Following the exercises, we were asked to make 3 or 4 members of reading group. Then share our responses to the prompt questions what we were asked to answered before the session. Also capture the commentary and any other further questions, and thoughts. Then summarise the key points of interest.
These are what our reading group done from the exercise. We chose Uncreative Writing: Managing Language in the Digital Age(Kenneth Goldsmith, 2011).
This exercise made me more understandable of the text. Also some ideas arose; How each stage is linked to the central idea “appropriation”? How the keywords -appropriation, authorship, and web- are linked through the text? How the text show “Web(hyperlink, hypertext)”? How author makes reader to understand and think about the text?
At the end of the class, we should choose one text and explain the rationale.
What I’ve chosen was Uncreative Writing: Managing Language in the Digital Age(Kenneth Goldsmith, 2011).

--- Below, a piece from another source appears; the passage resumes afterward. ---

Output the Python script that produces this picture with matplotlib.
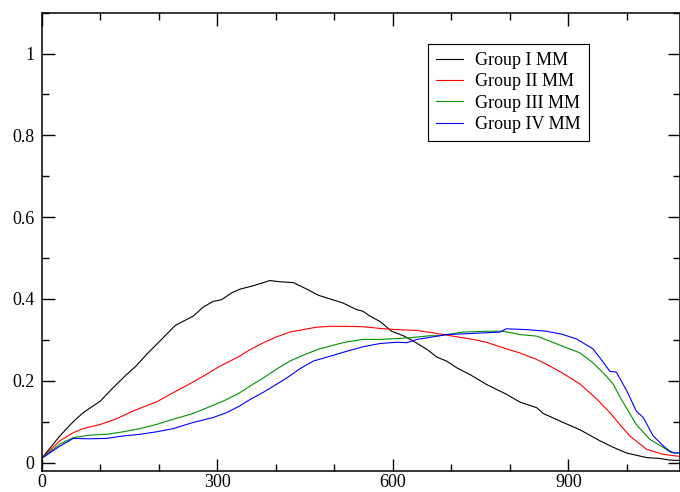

Rationale: The narrative structure of the text was interesting. How the text show us the keyword -appropriation, authorship, and web- was very interesting. Keywords are sometimes explained by examples, or hidden under the text. Also a small subject which author used maybe for explain something big issue, itself make a narrative. This all kind of narrative structure was like a hyperlink which is also appeared in the text. So I thought this text’s narrative structure is like a hyperlink.
For the next assessment piece; a visual essay. Using one of the five texts, I am to:
- read my chosen material thoroughly, I am to design a critical response in the form of visual essay.
- through careful selection and editing of content, choose appropriate media and development of style and format. It should be an informed and argued position supported by contextual research.
- The end output should be in the form of a visual essay. As a printed piece it should be 8-12 pages, or in a screen format as 1-2 minutes
- Images in the visual essay may be taken from the key source or elsewhere; an image collection that is already available, images that have been produced for the essay, or images collected as research data
- Text may include a maximum of 100 words throughout. The text may be written by me, or I could quote from readings I have done throughout the research. The text should be the interaction between image and text which encourage the viewer to think about how image and text relate to one another.
- Annotated Bibliography should be a maximum of 500 words. This is made of two elements: a. Citation of chosen references using Cite Them Right; b. A brief description and evaluation of each reference.
- I must also include a visualisation of the connection between chosen source material and the references I have selected for the Annotated Bibliography.